A new study (PDF) commissioned by the Michigan Education Association concludes that many of the tax incentives given by the state of Michigan do little to create jobs. The study looked at eight of the most popular and commonly used tax incentives, including the tax breaks for making movies and the Michigan Economic Growth Authority credits, and found that two of them had positive results, three had mixed results and three had clearly negative results in terms of job creation and tax dollars lost.
“The results clearly indicate that eliminating ineffective tax incentives would result in more jobs for Michigan workers and more revenue available to state and local governments,” said Patrick Anderson, CEO of the Anderson Economic Group, which carried out the study.

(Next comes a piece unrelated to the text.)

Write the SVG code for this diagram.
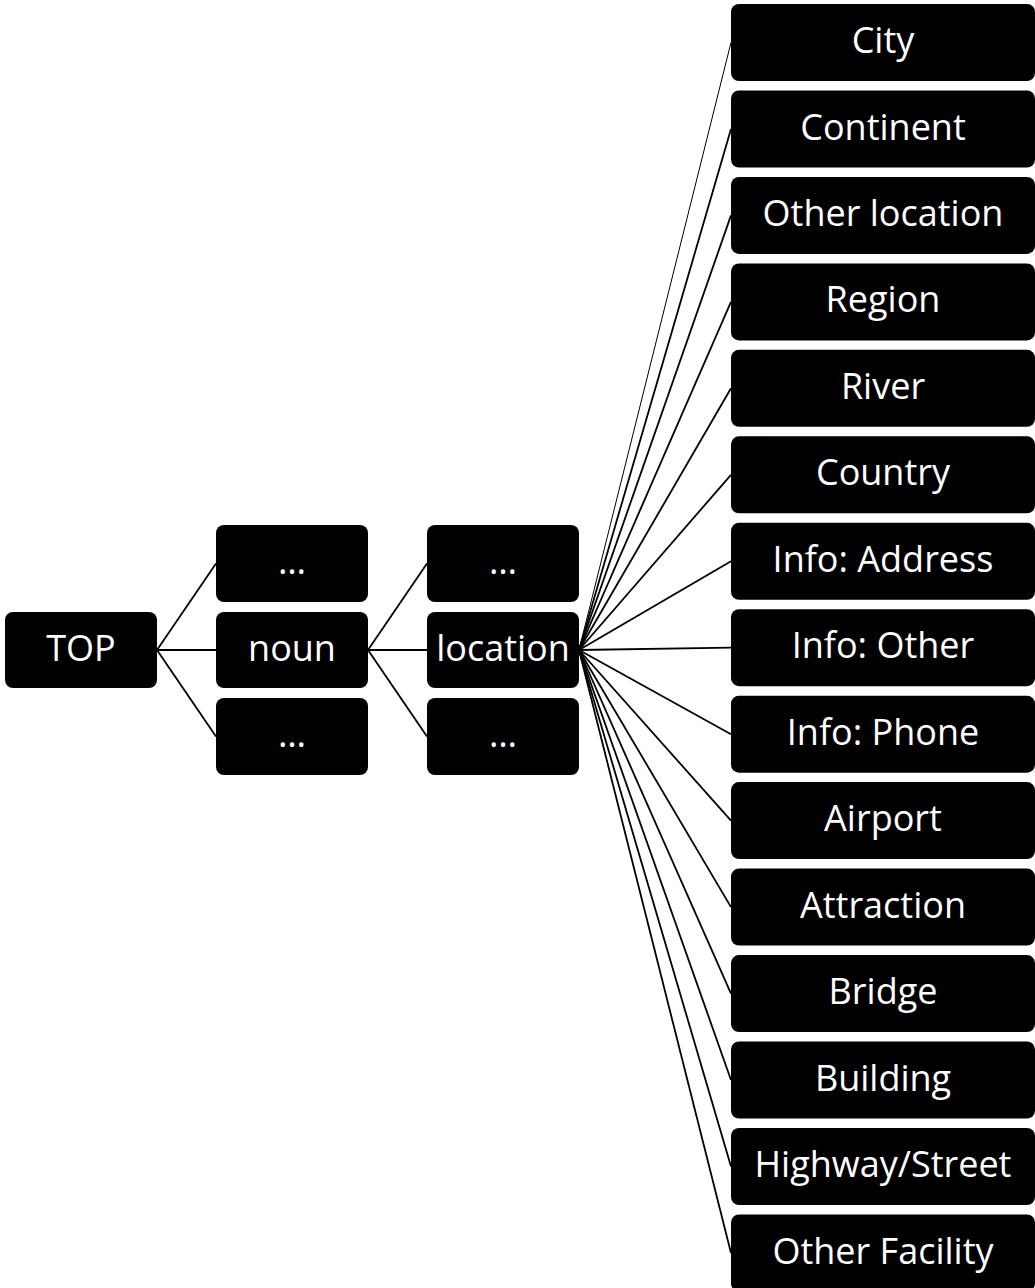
<svg xmlns="http://www.w3.org/2000/svg" width="1035" height="1288" viewBox="0 0 1035 1288">
<style>
.n rect{fill:#000}
.n text{fill:#fff;font-family:"Open Sans","Liberation Sans",sans-serif;font-size:36px;text-anchor:middle;dominant-baseline:central}
.e line{stroke:#000;stroke-width:1.8}
</style>
<rect width="1035" height="1288" fill="#fff"/>
<g class="e" id="connectors">
<line x1="157" y1="650" x2="216" y2="563.5"/>
<line x1="157" y1="650" x2="216" y2="650"/>
<line x1="157" y1="650" x2="216" y2="736.5"/>
<line x1="368" y1="650" x2="427" y2="563.5"/>
<line x1="368" y1="650" x2="427" y2="650"/>
<line x1="368" y1="650" x2="427" y2="736.5"/>
<line x1="579" y1="650" x2="731" y2="42.5" style="stroke-width:1"/>
<line x1="579" y1="650" x2="731" y2="129"/>
<line x1="579" y1="650" x2="731" y2="215.4"/>
<line x1="579" y1="650" x2="731" y2="301.9"/>
<line x1="579" y1="650" x2="731" y2="388.3"/>
<line x1="579" y1="650" x2="731" y2="474.8"/>
<line x1="579" y1="650" x2="731" y2="561.3"/>
<line x1="579" y1="650" x2="731" y2="647.7"/>
<line x1="579" y1="650" x2="731" y2="734.2"/>
<line x1="579" y1="650" x2="731" y2="820.6"/>
<line x1="579" y1="650" x2="731" y2="907.1"/>
<line x1="579" y1="650" x2="731" y2="993.6"/>
<line x1="579" y1="650" x2="731" y2="1080"/>
<line x1="579" y1="650" x2="731" y2="1166.5"/>
<line x1="579" y1="650" x2="731" y2="1253"/>
</g>
<g class="n" id="top"><rect x="5" y="612" width="152" height="76" rx="8"/><text x="81" y="647">TOP</text></g>
<g class="n" id="noun-a"><rect x="216" y="525" width="152" height="77" rx="8"/><text x="292" y="560.5">…</text></g>
<g class="n" id="noun"><rect x="216" y="612" width="152" height="76" rx="8"/><text x="292" y="647">noun</text></g>
<g class="n" id="noun-b"><rect x="216" y="698" width="152" height="77" rx="8"/><text x="292" y="733.5">…</text></g>
<g class="n" id="loc-a"><rect x="427" y="525" width="152" height="77" rx="8"/><text x="503" y="560.5">…</text></g>
<g class="n" id="location"><rect x="427" y="612" width="152" height="76" rx="8"/><text x="503" y="647">location</text></g>
<g class="n" id="loc-b"><rect x="427" y="698" width="152" height="77" rx="8"/><text x="503" y="733.5">…</text></g>
<g class="n" id="city"><rect x="731" y="4" width="304" height="77" rx="8"/><text x="883" y="39.5">City</text></g>
<g class="n" id="continent"><rect x="731" y="90.5" width="304" height="77" rx="8"/><text x="883" y="126">Continent</text></g>
<g class="n" id="other-location"><rect x="731" y="176.9" width="304" height="77" rx="8"/><text x="883" y="212.4">Other location</text></g>
<g class="n" id="region"><rect x="731" y="263.4" width="304" height="77" rx="8"/><text x="883" y="298.9">Region</text></g>
<g class="n" id="river"><rect x="731" y="349.8" width="304" height="77" rx="8"/><text x="883" y="385.3">River</text></g>
<g class="n" id="country"><rect x="731" y="436.3" width="304" height="77" rx="8"/><text x="883" y="471.8">Country</text></g>
<g class="n" id="info-address"><rect x="731" y="522.8" width="304" height="77" rx="8"/><text x="883" y="558.3">Info: Address</text></g>
<g class="n" id="info-other"><rect x="731" y="609.2" width="304" height="77" rx="8"/><text x="883" y="644.7">Info: Other</text></g>
<g class="n" id="info-phone"><rect x="731" y="695.7" width="304" height="77" rx="8"/><text x="883" y="731.2">Info: Phone</text></g>
<g class="n" id="airport"><rect x="731" y="782.1" width="304" height="77" rx="8"/><text x="883" y="817.6">Airport</text></g>
<g class="n" id="attraction"><rect x="731" y="868.6" width="304" height="77" rx="8"/><text x="883" y="904.1">Attraction</text></g>
<g class="n" id="bridge"><rect x="731" y="955.1" width="304" height="77" rx="8"/><text x="883" y="990.6">Bridge</text></g>
<g class="n" id="building"><rect x="731" y="1041.5" width="304" height="77" rx="8"/><text x="883" y="1077">Building</text></g>
<g class="n" id="highway"><rect x="731" y="1128" width="304" height="77" rx="8"/><text x="883" y="1163.5">Highway/Street</text></g>
<g class="n" id="other-facility"><rect x="731" y="1214.5" width="304" height="77" rx="8"/><text x="883" y="1250">Other Facility</text></g>
</svg>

The three tax incentive programs with clearly negative results, according to the study, are the MEGA tax credits, the Renaissance Zone Act credits and the film credits. Those three programs “cost the state almost 25,000 jobs and $85 million in tax revenue per year when compared with an alternative policy of a small change in tax rates.”
The state of Michigan gives away a staggering $36 billion a year in tax incentives to spur economic growth, which is more than the total business taxes the state takes in. Gov. Granholm is proposing to have those programs sunset so that the legislature has to take another look at them every few years to see if they’re working. Studies like this one provide the data on which to make such decisions.